Twitter flagged Davis’s tweet because according to the Big Tech overlords, “Some or all of the content shared in this tweet is disputed and might be misleading about an election or other civic process.” Now, in order to view the tweet, users must click past a warning screen.

Nothing about Davis’s tweet, however, is “disputed.” It’s taken straight from a Pennsylvania Supreme Court ruling regarding ballot-counting.

According to a footnote in the Supreme Court decision, the Pennsylvania secretary of state recommended that the court “order that ballots mailed by voters by 8:00 p.m. on Election Day be counted if they are otherwise valid and received by the county boards of election by November 6, 2020. Ballots received within this period that lack a postmark or other proof of mailing, or for which the postmark or other proof of mailing is illegible, should enjoy a presumption that they were mailed by Election Day” (emphasis mine).

The state Supreme Court endorsed the secretary’s plan, characterizing a postmark requirement on late ballots as voter disenfranchisement. As Davis noted in another tweet, the court rubber-stamped the Democratic secretary’s agenda to count indisputably late ballots without a postmark and with zero proof that they were legally cast by Nov. 3.

That didn’t stop Twitter from censoring Davis’s tweet, an accurate summation of the official court ruling.

https://twitter.com/seanmdav/status/1324016036010729472

https://twitter.com/seanmdav/status/1324018303522738177

Twitter has been trigger-happy with its censorship of conservative voices throughout coverage of the election. In fact, this wasn’t even the only one of Davis’s accurate tweets that got suppressed. Twitter also flagged a tweet pointing out that in the middle of the night, Michigan suddenly reported an increase of more than 130,000 votes for Biden with not a single-vote increase for Trump — and no explanation.

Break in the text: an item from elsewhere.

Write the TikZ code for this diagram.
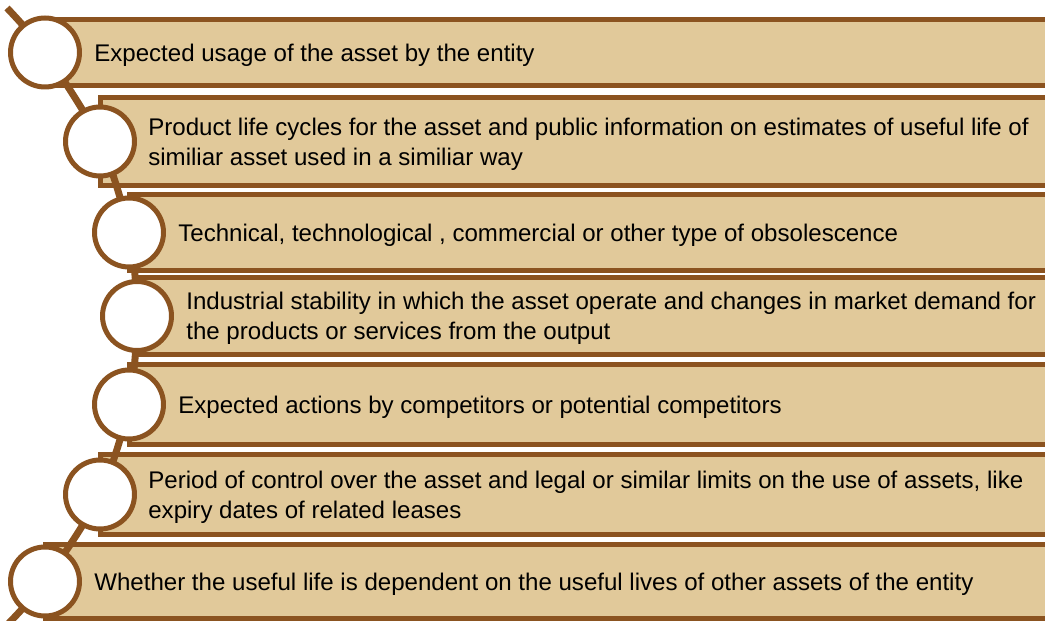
\documentclass[tikz,border=0pt]{standalone}
\usepackage{fontspec}
\setmainfont{Liberation Sans}
\usetikzlibrary{positioning}
\definecolor{barfill}{RGB}{225,201,154}
\definecolor{rim}{RGB}{139,83,32}

\begin{document}
\begin{tikzpicture}[x=0.02cm,y=-0.02cm,
    bar/.style={draw=rim,fill=barfill,line width=0.1cm},
    ring/.style={draw=rim,fill=white,circle,line width=0.1cm,minimum size=1.38cm,inner sep=0pt},
    txt/.style={inner sep=0pt,align=left,yshift=-0.05cm,font=\fontsize{13.7}{17}\selectfont},
    spine/.style={draw=rim,line width=0.14cm}]
    \useasboundingbox (0,0) rectangle (1045,621);
    % bars
    \draw[bar] (45,19.5) rectangle (1070,85.5);
    \draw[bar] (100,97.5) rectangle (1070,185.5);
    \draw[bar] (129,194.5) rectangle (1070,270.5);
    \draw[bar] (137,277.5) rectangle (1070,354.5);
    \draw[bar] (129,364.5) rectangle (1070,444.5);
    \draw[bar] (100,454.5) rectangle (1070,534.5);
    \draw[bar] (45,544.5) rectangle (1070,618.5);
    % spine through the circle centres
    \coordinate (top) at (7,8);
    \coordinate (p1) at (45,52.5);
    \coordinate (p2) at (100,141.5);
    \coordinate (p3) at (129,232.5);
    \coordinate (p4) at (137,316);
    \coordinate (p5) at (129,404.5);
    \coordinate (p6) at (100,494.5);
    \coordinate (p7) at (45,581.5);
    \coordinate (bot) at (7,625);
    \draw[spine] plot[smooth] coordinates {(top) (p1) (p2) (p3) (p4) (p5) (p6) (p7) (bot)};
    \node (c1) [ring] at (p1) {};
    \node (c2) [ring] at (p2) {};
    \node (c3) [ring] at (p3) {};
    \node (c4) [ring] at (p4) {};
    \node (c5) [ring] at (p5) {};
    \node (c6) [ring] at (p6) {};
    \node (c7) [ring] at (p7) {};
    % texts
    \node (t1) [txt,right=0.24cm of c1] {Expected usage of the asset by the entity};
    \node (t2) [txt,right=0.22cm of c2] {Product life cycles for the asset and public information on estimates of useful life of\\similiar asset used in a similiar way};
    \node (t3) [txt,right=0.24cm of c3] {Technical, technological , commercial or other type of obsolescence};
    \node (t4) [txt,right=0.24cm of c4] {Industrial stability in which the asset operate and changes in market demand for\\the products or services from the output};
    \node (t5) [txt,right=0.24cm of c5] {Expected actions by competitors or potential competitors};
    \node (t6) [txt,right=0.22cm of c6] {Period of control over the asset and legal or similar limits on the use of assets, like\\expiry dates of related leases};
    \node (t7) [txt,right=0.24cm of c7] {Whether the useful life is dependent on the useful lives of other assets of the entity};
\end{tikzpicture}
\end{document}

“So while everyone was asleep and after everyone went home, Democrats in Michigan magically found a trove of 138,339 votes, and all 138,339 of those ‘votes’ magically went to Biden? That doesn’t look suspicious at all,” Davis tweeted before Twitter censored it.

https://twitter.com/seanmdav/status/1323999999869571074

Twitter even censored a tweet from the president on election night.

“We are up BIG, but they are trying to STEAL the Election,” President Trump said in the suppressed tweet. “We will never let them do it. Votes cannot be cast after the Polls are closed!”

The tech giant did not, however, censor a tweet from Democrat Joe Biden claiming he would win the election.

The partisan and erroneous censorship follows Big Tech’s pattern of limiting free speech — especially of right-wing media outlets and the President of the United States — with Facebook, Twitter, and Google at the helm.

Another recent example occurred when the New York Post reported a bombshell Biden scandal in the run-up to the election. Twitter and Facebook censored the report, which revealed damning emails retrieved from a laptop hard drive allegedly owned by Biden’s son Hunter, with Twitter blocking the link to the story from being tweeted or even shared in private messages. Twitter locked the Post’s account for two weeks leading up to the election after it tried to tweet the story, which verified that the former vice president had lied about never having discussed Hunter’s overseas business dealings with his son or anyone else.